Grossi - A minha participação na carta é como contei na CPI. Se eu tivesse que esconder alguma coisa eu nunca iria declarar publicamente que liguei para a BM&F. O que eu declarei foi o seguinte: a pedido do dr. Mauch liguei para o Edemir (Pinto, superintendente da Bolsa). Falei para o Edemir que nós precisávamos que ele documentasse as conversas que a BM&F teve com o Banco Central naqueles dias. Não ditei texto.
Ele preparou um texto e mandou para cá, no dia 15 de janeiro. Ele continha o nome dos dois bancos. Mas, como o voto da diretoria dizia que a ajuda seria para todos os bancos que tivessem problemas, a orientação do jurídico era retirar os nomes.
Aí eu liguei para o Edemir e disse que, por causa disso, nós estávamos pedindo que o nome dos dois bancos fosse excluído. Só. Eu não ditei crise sistêmica.

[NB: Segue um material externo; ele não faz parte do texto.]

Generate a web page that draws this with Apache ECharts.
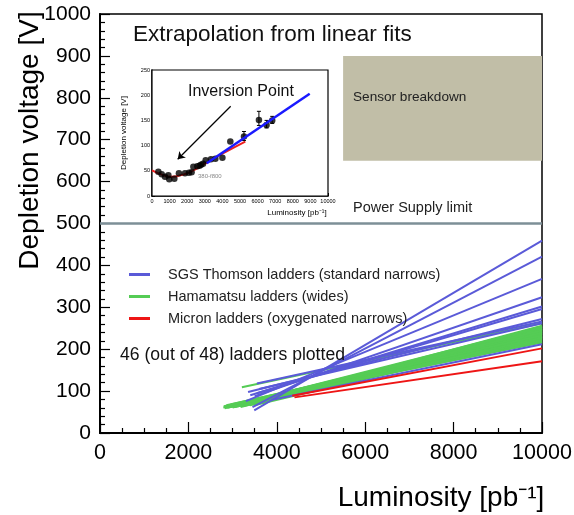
<!DOCTYPE html>
<html>
<head>
<meta charset="utf-8">
<script src="https://cdn.jsdelivr.net/npm/echarts@6/dist/echarts.min.js"></script>
<style>
html,body{margin:0;padding:0;background:#fff;}
#chart{width:574px;height:515px;}
</style>
</head>
<body>
<div id="chart"></div>
<script>
// ---------- Main plot data ----------
const blueName = 'SGS Thomson ladders (standard narrows)';
const greenName = 'Hamamatsu ladders (wides)';
const redName = 'Micron ladders (oxygenated narrows)';
const fitEndL = 10000;

const blueStartL = [3490, 3450, 3300, 3500, 3400, 3550, 3350, 3550, 3600, 3870];
const blueStartV = [54, 62, 76, 88, 90, 95, 98, 118, 105, 79];
const blueEndV   = [459, 421, 368, 324, 302, 296, 272, 266, 262, 212];

const greenStartL = [2790, 2820, 2850, 2880, 2910, 2940, 2970, 3000, 3030, 3060,
                     3090, 3120, 3150, 3180, 3210, 3240, 3270, 3300, 3330, 3360,
                     3390, 3420, 3450, 3480, 3510, 3540, 2800, 2860, 2960, 3050,
                     3160, 3260, 3380, 3210];
const greenStartV = [61, 59, 63, 60, 64, 62, 66, 61, 65, 63,
                     67, 64, 68, 62, 66, 70, 65, 69, 67, 71,
                     66, 70, 68, 72, 67, 70, 64, 66, 68, 62,
                     70, 72, 74, 109];
const greenEndV   = [218, 225, 221, 232, 228, 240, 236, 244, 230, 248,
                     238, 252, 234, 242, 226, 250, 246, 223, 254, 237,
                     231, 247, 241, 256, 229, 243, 216, 233, 239, 227,
                     249, 253, 245, 262];

const redStartL = [4350, 4400];
const redStartV = [89, 85];
const redEndV   = [202, 171];

const psLimitV = 500;
const breakdownL = [5500, 10000];
const breakdownV = [650, 900];

// ---------- Inset data ----------
const insetL = [360, 550, 740, 930, 980, 1270, 1530, 1875, 2100, 2250, 2350, 2575, 2700, 2785, 2900, 3050, 3350, 3600, 4000, 4450, 5226, 6075, 6509, 6830];
const insetV = [48, 43, 38, 41, 33, 34, 45, 45, 46, 47, 58, 59, 60, 62, 64, 71, 73, 74, 76, 108, 118, 151, 141, 150];
const errL  = [5226, 6075, 6509, 6830];
const errLo = [110, 140, 135, 144];
const errHi = [128, 168, 150, 158];
const redFitL = [0, 600, 1100, 1600, 2200, 3000, 4000, 5300];
const redFitV = [51, 42, 38, 41, 48, 64, 84, 108];
const blueFitL = [3110, 8960];
const blueFitV = [65, 203];
const arrowFrom = [4470, 178];
const arrowTo = [1460, 73];

const FONT = "'Liberation Sans', Arial, Helvetica, sans-serif";
const BLUE = '#5a5ad8';
const GREEN = '#55cc55';
const RED = '#ee1515';
const plain = v => String(v);

const series = [];
// reference line + breakdown box
series.push({
  type: 'line', xAxisIndex: 0, yAxisIndex: 0, silent: true,
  data: [[0, psLimitV], [fitEndL, psLimitV]],
  symbol: 'none', lineStyle: {color: '#7d8f97', width: 2.5}, z: 1,
  markArea: {
    silent: true,
    itemStyle: {color: '#c1bea7'},
    data: [[{coord: [breakdownL[0], breakdownV[1]]}, {coord: [breakdownL[1], breakdownV[0]]}]]
  }
});
greenStartL.forEach((l, i) => series.push({
  name: greenName, type: 'line', xAxisIndex: 0, yAxisIndex: 0,
  data: [[l, greenStartV[i]], [fitEndL, greenEndV[i]]],
  symbol: 'none', lineStyle: {color: GREEN, width: 2}, itemStyle: {color: GREEN}, z: 2
}));
blueStartL.forEach((l, i) => series.push({
  name: blueName, type: 'line', xAxisIndex: 0, yAxisIndex: 0,
  data: [[l, blueStartV[i]], [fitEndL, blueEndV[i]]],
  symbol: 'none', lineStyle: {color: BLUE, width: 2}, itemStyle: {color: BLUE}, z: 3
}));
redStartL.forEach((l, i) => series.push({
  name: redName, type: 'line', xAxisIndex: 0, yAxisIndex: 0,
  data: [[l, redStartV[i]], [fitEndL, redEndV[i]]],
  symbol: 'none', lineStyle: {color: RED, width: 2}, itemStyle: {color: RED}, z: 4
}));

// inset series
series.push({
  type: 'line', xAxisIndex: 1, yAxisIndex: 1, silent: true,
  data: redFitL.map((l, i) => [l, redFitV[i]]), smooth: true,
  symbol: 'none', lineStyle: {color: '#ee2020', width: 2}, z: 5,
  markLine: {
    silent: true, symbol: ['none', 'arrow'], symbolSize: 7,
    lineStyle: {color: '#000', width: 1.2, type: 'solid'}, label: {show: false},
    data: [[{coord: arrowFrom}, {coord: arrowTo}]]
  }
});
series.push({
  type: 'custom', xAxisIndex: 1, yAxisIndex: 1, silent: true, z: 6,
  data: errL.map((l, i) => [l, errLo[i], errHi[i]]),
  renderItem: function (params, api) {
    const lo = api.coord([api.value(0), api.value(1)]);
    const hi = api.coord([api.value(0), api.value(2)]);
    return {type: 'group', children: [
      {type: 'line', shape: {x1: lo[0], y1: lo[1], x2: hi[0], y2: hi[1]}, style: {stroke: '#000', lineWidth: 1}},
      {type: 'line', shape: {x1: hi[0] - 2, y1: hi[1], x2: hi[0] + 2, y2: hi[1]}, style: {stroke: '#000', lineWidth: 1}},
      {type: 'line', shape: {x1: lo[0] - 2, y1: lo[1], x2: lo[0] + 2, y2: lo[1]}, style: {stroke: '#000', lineWidth: 1}}
    ]};
  }
});
series.push({
  type: 'scatter', xAxisIndex: 1, yAxisIndex: 1, silent: true,
  data: insetL.map((l, i) => [l, insetV[i]]),
  symbol: 'circle', symbolSize: 6.5, itemStyle: {color: '#000'}, z: 7
});
series.push({
  type: 'line', xAxisIndex: 1, yAxisIndex: 1, silent: true,
  data: blueFitL.map((l, i) => [l, blueFitV[i]]),
  symbol: 'none', lineStyle: {color: '#1a1aff', width: 2.5}, z: 8
});

const option = {
  animation: false,
  backgroundColor: '#fff',
  textStyle: {fontFamily: FONT},
  legend: {
    orient: 'vertical', left: 124, top: 262,
    data: [blueName, greenName, redName],
    icon: 'rect', itemWidth: 21, itemHeight: 3, itemGap: 7,
    selectedMode: false,
    textStyle: {fontFamily: FONT, fontSize: 14.5, color: '#222', padding: [0, 0, 0, 13]}
  },
  grid: [
    {left: 100, right: 32, top: 14, bottom: 82, show: true, borderColor: '#000', borderWidth: 1.5, backgroundColor: 'transparent', containLabel: false, outerBoundsMode: 'none'},
    {left: 152, top: 70, width: 176, height: 126, show: true, borderColor: '#000', borderWidth: 1.2, backgroundColor: '#fff', z: 1, containLabel: false, outerBoundsMode: 'none'}
  ],
  xAxis: [
    {
      gridIndex: 0, type: 'value', min: 0, max: 10000, interval: 2000,
      name: 'Luminosity [pb⁻¹]', nameLocation: 'middle', nameGap: 51, nameMoveOverlap: false,
      nameTextStyle: {fontFamily: FONT, fontSize: 28, color: '#000', padding: [0, 0, 0, 240]},
      axisLine: {show: true, onZero: false, lineStyle: {color: '#000', width: 2}},
      axisTick: {show: true, inside: true, length: 11, lineStyle: {color: '#000', width: 1.2}},
      minorTick: {show: true, splitNumber: 4, length: 5, lineStyle: {color: '#000', width: 1.2}},
      axisLabel: {fontFamily: FONT, fontSize: 21.5, color: '#000', margin: 9, formatter: plain, showMaxLabel: true, showMinLabel: true},
      splitLine: {show: false}
    },
    {
      gridIndex: 1, type: 'value', min: 0, max: 10000, interval: 1000,
      name: 'Luminosity [pb⁻¹]', nameLocation: 'middle', nameGap: 13, nameMoveOverlap: false,
      nameTextStyle: {fontFamily: FONT, fontSize: 8, color: '#000', padding: [0, 0, 0, 114]},
      axisLine: {show: true, onZero: false, lineStyle: {color: '#000', width: 1.5}},
      axisTick: {show: true, inside: true, length: 3, lineStyle: {color: '#000', width: 1}},
      minorTick: {show: true, splitNumber: 5, length: 1.5, lineStyle: {color: '#000', width: 1}},
      axisLabel: {fontFamily: FONT, fontSize: 5.5, color: '#000', margin: 2, formatter: plain, showMaxLabel: true, showMinLabel: true},
      splitLine: {show: false}
    }
  ],
  yAxis: [
    {
      gridIndex: 0, type: 'value', min: 0, max: 1000, interval: 100,
      name: 'Depletion voltage [V]', nameLocation: 'middle', nameGap: 56, nameMoveOverlap: false,
      nameTextStyle: {fontFamily: FONT, fontSize: 28, color: '#000', padding: [0, 0, 0, 166]},
      axisLine: {show: true, onZero: false, lineStyle: {color: '#000', width: 2}},
      axisTick: {show: true, inside: true, length: 10, lineStyle: {color: '#000', width: 1.2}},
      minorTick: {show: true, splitNumber: 5, length: 5, lineStyle: {color: '#000', width: 1.2}},
      axisLabel: {fontFamily: FONT, fontSize: 21, color: '#000', margin: 9, formatter: plain, showMaxLabel: true, showMinLabel: true},
      splitLine: {show: false}
    },
    {
      gridIndex: 1, type: 'value', min: 0, max: 250, interval: 50,
      name: 'Depletion voltage [V]', nameLocation: 'middle', nameGap: 24, nameMoveOverlap: false,
      nameTextStyle: {fontFamily: FONT, fontSize: 8, color: '#000'},
      axisLine: {show: true, onZero: false, lineStyle: {color: '#000', width: 1.5}},
      axisTick: {show: true, inside: true, length: 3, lineStyle: {color: '#000', width: 1}},
      minorTick: {show: true, splitNumber: 5, length: 1.5, lineStyle: {color: '#000', width: 1}},
      axisLabel: {fontFamily: FONT, fontSize: 5.5, color: '#000', margin: 2, formatter: plain, showMaxLabel: true, showMinLabel: true},
      splitLine: {show: false}
    }
  ],
  graphic: [
    {type: 'text', x: 133, y: 35, z: 100, style: {text: 'Extrapolation from linear fits', font: '22.5px ' + FONT, fill: '#111', align: 'left', verticalAlign: 'middle'}},
    {type: 'text', x: 353, y: 97, z: 100, style: {text: 'Sensor breakdown', font: '13.6px ' + FONT, fill: '#222', align: 'left', verticalAlign: 'middle'}},
    {type: 'text', x: 353, y: 208, z: 100, style: {text: 'Power Supply limit', font: '14.5px ' + FONT, fill: '#222', align: 'left', verticalAlign: 'middle'}},
    {type: 'text', x: 120, y: 355, z: 100, style: {text: '46 (out of 48) ladders plotted', font: '17.6px ' + FONT, fill: '#111', align: 'left', verticalAlign: 'middle'}},
    {type: 'text', x: 188, y: 92, z: 100, style: {text: 'Inversion Point', font: '16px ' + FONT, fill: '#111', align: 'left', verticalAlign: 'middle'}},
    {type: 'text', x: 198, y: 176, z: 100, style: {text: '380-f800', font: '6px ' + FONT, fill: '#888', align: 'left', verticalAlign: 'middle'}}
  ],
  series: series
};

const chart = echarts.init(document.getElementById('chart'), null, {renderer: 'canvas'});
chart.setOption(option);
</script>
</body>
</html>
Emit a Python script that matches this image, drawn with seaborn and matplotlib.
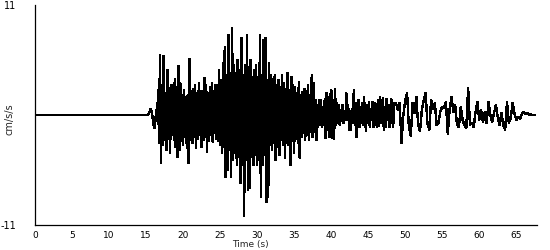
import numpy as np
import pandas as pd
import matplotlib
matplotlib.use("Agg")
import matplotlib.pyplot as plt
import seaborn as sns

# ---- data (acceleration, cm/s/s) ----
# quiet pre-event part
flat_time = [0.0, 15.25]
flat_accel = [0.0, 0.0]

# P-wave onset, 15.25 s - 16.5 s
onset_accel = [0.1, 0.4, 0.6, 0.3, -0.2, -0.9, -1.3, -0.6, 0.5, -0.4]

# strong-motion part, 16.5 s - 38.5 s (0.125 s step)
strong_accel = [
    2.5, -2.8, 6.0, -4.8, 3.0, -3.0, 5.9, -2.5,
    2.2, -3.5, 4.5, -2.4, 2.7, -3.8, 3.0, -2.0,
    3.0, -2.5, 3.6, -3.2, 2.8, -4.2, 4.9, -3.5,
    3.2, -2.6, 2.0, -3.0, 2.5, -2.2, 1.8, -3.3,
    2.0, -4.8, 5.6, -2.5, 2.4, -2.8, 2.6, -2.2,
    3.0, -3.3, 2.2, -2.4, 3.2, -2.0, 2.4, -3.2,
    2.4, -2.5, 3.7, -2.2, 3.0, -3.7, 2.2, -2.6,
    2.8, -2.0, 3.2, -2.7, 2.4, -1.8, 3.0, -2.4,
    3.0, -2.6, 4.5, -3.0, 3.5, -3.8, 5.2, -3.2,
    6.8, -6.2, 4.0, -5.5, 8.0, -3.5, 4.2, -6.2,
    8.7, -4.5, 5.0, -3.8, 4.2, -5.0, 5.5, -4.2,
    4.5, -6.8, 7.7, -5.0, 4.0, -10.1, 5.0, -4.0,
    8.0, -7.5, 4.8, -7.3, 5.5, -4.2, 3.8, -5.0,
    4.5, -4.0, 5.0, -5.0, 3.8, -4.5, 8.0, -8.2,
    4.0, -5.0, 7.5, -4.0, 7.7, -8.7, 3.5, -8.2,
    5.2, -3.0, 4.0, -3.5, 3.6, -2.8, 4.0, -4.5,
    3.0, -3.2, 3.5, -4.0, 2.8, -2.5, 4.0, -3.0,
    3.2, -4.3, 2.6, -2.8, 4.2, -3.0, 2.5, -5.0,
    3.8, -2.6, 3.0, -3.8, 2.8, -2.4, 2.2, -2.8,
    3.3, -4.3, 2.0, -2.2, 2.3, -1.8, 2.6, -2.5,
    2.4, -2.0, 3.0, -2.5, 2.0, -1.7, 4.0, -2.2,
    3.2, -1.7, 1.5, -2.5, 1.0, -1.2, 1.5, -1.0,
]

# early coda, 38.5 s - 48.5 s (about 0.125 s step)
early_coda_accel = [
    1.5, -1.2, 0.8, -1.0, 1.6,
    -2.3, 2.2, -1.5, 1.8, -2.2, 2.0,
    2.5, -2.3, 1.5, -2.4, 2.6, -1.0,
    1.2, -0.8, 1.0, -1.0, 0.5, -0.6, 1.0, -0.8, 0.3, -0.5,
    2.2, -0.5, 1.0, -1.5, 0.4,
    -1.5, 0.6, -0.8, 2.5, -1.0, 1.2, -2.2,
    0.4, 1.5, -1.2, 0.8, -0.8, 1.2, -1.0, 1.8, -0.6,
    -1.6, 1.0, -0.8, 1.3, -1.2, 0.6, -0.5,
    1.3, -1.2, 1.2, -1.0, 1.1, -1.2, 1.5, -1.1, 1.8, -0.8, 0.6,
    1.7, -1.5, 0.8, -1.2, 1.6, -0.5, 1.0, -1.2, 0.4,
    1.6, -0.5, -1.2, 1.2,
]

# late coda, 48.5 s - 67.5 s (0.25 s step)
late_coda_accel = [
    1.2, 0.5, 1.2, -2.8, 0.0, 1.5, 2.2, -1.2, -2.1, 1.2,
    0.2, 1.8, -1.0, -1.6, 0.5, 1.5, 2.2, -0.8, -1.5, 1.5,
    0.6, 1.2, -1.0, -0.8, 0.4, 0.8, 0.7, 1.3, -1.9, 0.6,
    1.8, 0.3, 1.0, -1.0, -1.2, 0.8, -0.5, -1.0, -1.3, 2.7,
    -1.0, -0.8, -1.2, 0.3, 1.3, -0.5, 0.5, -0.7, 0.3, -0.8,
    1.3, 0.0, -0.7, 0.2, 1.0, -0.2, -1.0, 0.2, -1.0, -1.5,
    1.3, -0.8, -0.3, 1.2, 0.2, -0.5, -0.2, -0.4, 0.1, 0.3,
    0.1, 0.2, 0.0, 0.05, 0.0, 0.0,
]

x_ticks = [0, 5, 10, 15, 20, 25, 30, 35, 40, 45, 50, 55, 60, 65]
y_ticks = [-11, 11]
y_tick_labels = ["-11", "11"]

# ---- assemble ----
def seg_time(start, end, values):
    return np.linspace(start, end, len(values) + 1)[1:]

df = pd.DataFrame({
    "Time (s)": np.concatenate([
        flat_time,
        seg_time(15.25, 16.5, onset_accel),
        seg_time(16.5, 38.5, strong_accel),
        seg_time(38.5, 48.5, early_coda_accel),
        seg_time(48.5, 67.5, late_coda_accel),
    ]),
    "cm/s/s": np.concatenate([flat_accel, onset_accel, strong_accel,
                              early_coda_accel, late_coda_accel]),
})

sns.set_style("white")
plt.rcParams["font.family"] = ["DejaVu Sans"]

fig = plt.figure(figsize=(5.5, 2.5), dpi=100)
ax = fig.add_axes([35 / 550, 25 / 250, 502 / 550, 220 / 250])

sns.lineplot(data=df, x="Time (s)", y="cm/s/s", ax=ax, color="black",
             linewidth=1.0, estimator=None, sort=False, antialiased=False)

ax.set_xlim(0, 67.8)
ax.set_ylim(-11, 11)
ax.set_xticks(x_ticks)
ax.set_xticklabels([str(v) for v in x_ticks], fontsize=6.5)
ax.set_yticks(y_ticks)
ax.set_yticklabels(y_tick_labels, fontsize=7)
ax.tick_params(axis="x", direction="out", length=3, width=0.8,
               color="black", pad=1, labelcolor="black")
ax.tick_params(axis="y", direction="out", length=3.6, width=0.8,
               color="black", pad=10, labelcolor="black")
# no tick mark at the top value
ax.yaxis.get_major_ticks()[1].tick1line.set_visible(False)

for s in ["top", "right"]:
    ax.spines[s].set_visible(False)
for s in ["left", "bottom"]:
    ax.spines[s].set_color("black")
    ax.spines[s].set_linewidth(0.9)

ax.set_xlabel("Time (s)", fontsize=6.5, va="top")
ax.set_ylabel("cm/s/s", fontsize=7)
ax.xaxis.set_label_coords((250 - 35) / 502, -0.066)
ax.yaxis.set_label_coords((15 - 35) / 502, 0.48)

fig.savefig("out.png", dpi=100, facecolor="white")
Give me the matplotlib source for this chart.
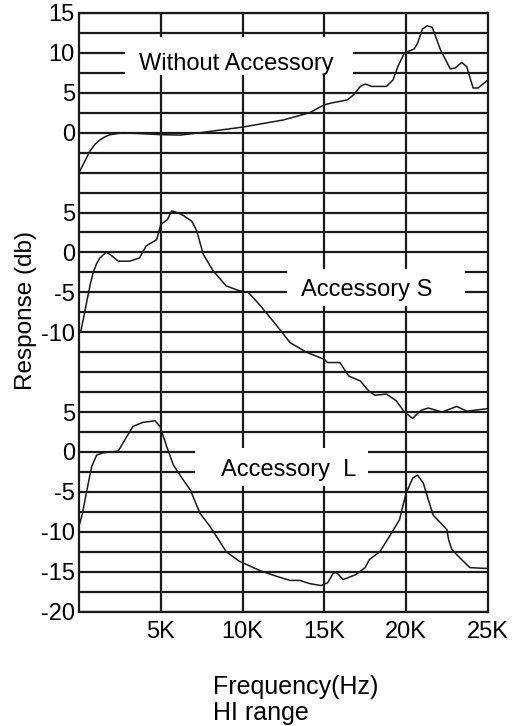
import numpy as np
import matplotlib
matplotlib.use("Agg")
import matplotlib.pyplot as plt
from matplotlib.patches import Rectangle

plt.rcParams['font.family'] = ['Liberation Sans', 'DejaVu Sans']

# frequency in kHz, response in dB (each curve on its own local scale)
freq_none = [0, 0.35, 0.67, 1.0, 1.28, 1.6, 1.9, 2.7, 5.0, 6.2, 7.4, 10.0, 12.5, 14.1, 15.0, 15.5, 16.4,
             16.8, 17.2, 17.5, 17.9, 18.8, 19.2, 19.5, 19.9, 20.5, 20.7, 21.0, 21.3, 21.6,
             22.1, 22.7, 23.0, 23.4, 23.7, 24.1, 24.4, 25.0]
resp_none = [-5.0, -3.6, -2.3, -1.4, -0.9, -0.5, -0.25, 0.0, -0.25, -0.3, 0.0, 0.7, 1.6, 2.5, 3.5, 3.75, 4.1,
             4.75, 5.8, 6.1, 5.8, 5.8, 6.6, 8.3, 10.0, 10.5, 11.2, 13.0, 13.4, 13.2,
             10.4, 8.0, 8.1, 8.8, 8.3, 5.6, 5.6, 6.6]

freq_s = [0.12, 0.3, 0.5, 0.7, 0.87, 1.08, 1.28, 1.65, 1.9, 2.4, 3.1, 3.7, 4.1, 4.75, 5.0, 5.4, 5.67, 6.0,
          6.4, 6.9, 7.2, 7.6, 8.2, 9.0, 9.8, 10.35, 11.1, 12.1, 12.9, 13.9, 15.0, 15.2,
          15.95, 16.5, 17.2, 17.6, 17.8, 18.1, 18.8, 19.4, 19.9, 20.4, 20.9, 21.35, 22.2,
          23.1, 23.7, 24.9]
resp_s = [-9.8, -8.0, -5.9, -3.9, -2.5, -1.4, -0.7, 0.0, -0.25, -1.1, -1.1, -0.7, 0.8, 1.6, 3.5, 4.1, 5.2, 5.0,
          4.6, 3.9, 2.7, -0.25, -2.3, -4.2, -4.8, -5.0, -6.7, -9.2, -11.3, -12.5, -13.4, -13.8,
          -13.8, -15.5, -16.1, -17.1, -17.5, -17.9, -17.75, -18.6, -20.0, -20.8, -19.8, -19.5,
          -20.0, -19.3, -19.9, -19.6]

freq_l = [0, 0.2, 0.37, 0.58, 0.78, 1.08, 1.5, 2.4, 2.8, 3.3, 3.9, 4.65, 4.95, 5.36, 5.76, 6.3, 6.8,
          7.4, 8.0, 9.0, 9.8, 11.1, 12.1, 12.9, 13.5, 14.1, 14.8, 15.2, 15.55, 15.75, 16.15,
          16.9, 17.5, 17.75, 18.4, 19.1, 19.6, 19.8, 20.0, 20.4, 20.7, 21.05, 21.65, 22.5,
          22.6, 22.8, 23.4, 23.9, 24.9]
resp_l = [-9.3, -7.8, -6.0, -3.8, -1.8, -0.4, -0.1, 0.1, 1.5, 3.2, 3.7, 3.9, 3.2, 0.7, -1.6, -3.3, -4.75,
          -7.7, -9.3, -12.5, -13.7, -14.9, -15.6, -16.1, -16.1, -16.5, -16.75, -16.4, -15.2,
          -15.1, -16.0, -15.4, -14.5, -13.5, -12.5, -10.2, -8.5, -6.8, -5.2, -3.3, -2.9,
          -3.9, -7.9, -9.75, -11.0, -12.25, -13.5, -14.5, -14.6]

# vertical offset of each panel on the shared axis
offsets = [0, -15, -40]
panel_ticks = [[15, 10, 5, 0], [5, 0, -5, -10], [5, 0, -5, -10, -15, -20]]
x_ticks = [5, 10, 15, 20, 25]
x_labels = ['5K', '10K', '15K', '20K', '25K']

fig = plt.figure(figsize=(5.32, 7.26), dpi=100)
ax = fig.add_axes([0.1485, 0.1577, 0.917 - 0.1485, 0.9821 - 0.1577])
ax.set_xlim(0, 25)
ax.set_ylim(-60, 15)

lw_grid = 1.6
for g in np.arange(-60, 15.01, 2.5):
    ax.axhline(g, color='#1a1a1a', lw=lw_grid, zorder=1)
for xv in x_ticks[:-1]:
    ax.axvline(xv, color='#1a1a1a', lw=lw_grid, zorder=1)
for s in ax.spines.values():
    s.set_linewidth(lw_grid)
    s.set_color('#1a1a1a')

# white label boxes break the grid
boxes = [(2.81, 7.25, 16.75 - 2.81, 12.0 - 7.25),
         (12.7, -21.75, 23.6 - 12.7, 4.65),
         (7.1, -44.25, 17.7 - 7.1, 4.75)]
for (x0, y0, w, h) in boxes:
    ax.add_patch(Rectangle((x0, y0), w, h, facecolor='white', edgecolor='none', zorder=2))

ax.text(9.6, 7.9, 'Without Accessory', fontsize=17, ha='center', va='baseline', zorder=3)
ax.text(17.6, -20.46, 'Accessory S', fontsize=17, ha='center', va='baseline', zorder=3)
ax.text(12.8, -42.96, 'Accessory  L', fontsize=17, ha='center', va='baseline', zorder=3)

curves = [(freq_none, resp_none), (freq_s, resp_s), (freq_l, resp_l)]
for (f, r), off in zip(curves, offsets):
    ax.plot(f, np.array(r) + off, color='#1a1a1a', lw=1.1, zorder=4)

yt, yl = [], []
for ticks, off in zip(panel_ticks, offsets):
    for t in ticks:
        yt.append(t + off)
        yl.append(str(t))
ax.set_yticks(yt)
ax.set_yticklabels(yl)
ax.set_xticks(x_ticks)
ax.set_xticklabels(x_labels)
ax.tick_params(axis='y', length=0, pad=3, labelsize=17)
ax.tick_params(axis='x', length=0, pad=7, labelsize=17)

fig.text(26 / 532, 1 - 310 / 726, 'Response (db)', rotation=90, fontsize=17.5,
         ha='center', va='center')
fig.text(213 / 532, 1 - 694 / 726, 'Frequency(Hz)', fontsize=18, ha='left', va='baseline')
fig.text(213 / 532, 1 - 720 / 726, 'HI range', fontsize=18, ha='left', va='baseline')

fig.savefig('out.png', dpi=100)
plt.close(fig)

Folha - A primeira versão veio com o tal de risco sistêmico?
Grossi - Já.

Folha - Mas por que o Edemir Pinto diz hoje que não existia risco sistêmico?
Grossi - Aí você tem de perguntar para ele. Nós não ditamos texto para a BM&F. A única mudança foi a retirada do nome dos bancos. Eu não coloquei a palavra crise sistêmica dentro da carta. Foi dada uma grande importância a essa carta que ela não tem. Porque a decisão de fazer a operação já estava tomada sem a carta.
Então querer dizer que a carta foi que justificou... Eu nunca disse isso. A diretoria tomou a decisão de fazer as operações.
Agora, a avaliação de risco sistêmico, você dizer, depois, que não teria. Não sei. Não teve. Não aconteceu nada. Mas, se a decisão tivesse sido diferente, teria? Não sei. Ninguém pode dizer.

Folha - Quando o Ministério Público pede seu afastamento, ele alega que a sra. pode prejudicar as investigações sobre o caso Marka.
Grossi - Olha, as investigações que foram feitas posteriormente do banco Marka contaram com a minha participação direta. Eu estive no Rio inúmeras vezes mandando analisar tudo.

Folha - Como a sra. se sente com insinuações de que poderia ter tido algum benefício com aquelas operações?
Grossi - Eu fico absolutamente indignada. Eu tenho uma carreira, me orgulho dela, cheguei a diretora de Fiscalização em razão da minha carreira. Minha vida é um livro aberto. Não tenho problema nenhum de mostrar o que eu tenho, foi tudo conseguido com muito trabalho meu e do meu marido. Se alguém quiser me investigar, quebrar meu sigilo bancário, meu sigilo fiscal, vai se surpreender. Porque vão descobrir que, para estar trabalhando aqui, eu gastei parte das minhas economias para me manter aqui.
Eu tinha de bancar as passagens para visitar minha família durante uns três anos. Antes de assumir a diretoria, eu banquei do meu bolso. Agora, como diretora, eu posso trabalhar no Rio, em São Paulo, como fazem os outros diretores alguns dias da semana.